STATED GOAL — Print verbatim the opening line of the material and every subsequent line through the one containing "s.set_visible(False)".

:: RECORDED DATA ::

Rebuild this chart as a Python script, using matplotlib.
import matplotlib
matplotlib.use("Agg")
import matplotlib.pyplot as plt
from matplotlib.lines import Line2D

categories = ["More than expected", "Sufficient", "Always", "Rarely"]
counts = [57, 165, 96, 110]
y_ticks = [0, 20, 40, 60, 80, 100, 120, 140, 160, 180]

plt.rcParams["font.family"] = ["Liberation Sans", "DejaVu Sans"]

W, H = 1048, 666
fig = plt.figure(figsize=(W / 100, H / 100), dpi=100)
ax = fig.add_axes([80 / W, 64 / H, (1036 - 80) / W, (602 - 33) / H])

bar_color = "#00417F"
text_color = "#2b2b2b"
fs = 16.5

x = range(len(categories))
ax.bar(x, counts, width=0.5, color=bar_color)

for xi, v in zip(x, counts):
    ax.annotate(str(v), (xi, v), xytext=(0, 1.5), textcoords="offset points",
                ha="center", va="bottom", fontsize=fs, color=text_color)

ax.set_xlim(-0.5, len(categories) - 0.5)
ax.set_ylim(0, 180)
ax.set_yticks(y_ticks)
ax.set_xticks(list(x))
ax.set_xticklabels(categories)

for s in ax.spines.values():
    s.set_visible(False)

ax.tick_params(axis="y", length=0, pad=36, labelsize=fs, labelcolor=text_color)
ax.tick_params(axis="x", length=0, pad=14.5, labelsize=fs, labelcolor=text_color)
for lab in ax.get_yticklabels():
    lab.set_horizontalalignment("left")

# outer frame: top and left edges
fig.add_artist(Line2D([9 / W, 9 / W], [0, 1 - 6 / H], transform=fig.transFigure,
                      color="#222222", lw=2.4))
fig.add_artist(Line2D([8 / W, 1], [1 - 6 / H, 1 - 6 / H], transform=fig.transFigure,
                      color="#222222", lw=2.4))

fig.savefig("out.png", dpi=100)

:::

WORKED ANSWER —
Rebuild this chart as a Python script, using matplotlib.
import matplotlib
matplotlib.use("Agg")
import matplotlib.pyplot as plt
from matplotlib.lines import Line2D

categories = ["More than expected", "Sufficient", "Always", "Rarely"]
counts = [57, 165, 96, 110]
y_ticks = [0, 20, 40, 60, 80, 100, 120, 140, 160, 180]

plt.rcParams["font.family"] = ["Liberation Sans", "DejaVu Sans"]

W, H = 1048, 666
fig = plt.figure(figsize=(W / 100, H / 100), dpi=100)
ax = fig.add_axes([80 / W, 64 / H, (1036 - 80) / W, (602 - 33) / H])

bar_color = "#00417F"
text_color = "#2b2b2b"
fs = 16.5

x = range(len(categories))
ax.bar(x, counts, width=0.5, color=bar_color)

for xi, v in zip(x, counts):
    ax.annotate(str(v), (xi, v), xytext=(0, 1.5), textcoords="offset points",
                ha="center", va="bottom", fontsize=fs, color=text_color)

ax.set_xlim(-0.5, len(categories) - 0.5)
ax.set_ylim(0, 180)
ax.set_yticks(y_ticks)
ax.set_xticks(list(x))
ax.set_xticklabels(categories)

for s in ax.spines.values():
    s.set_visible(False)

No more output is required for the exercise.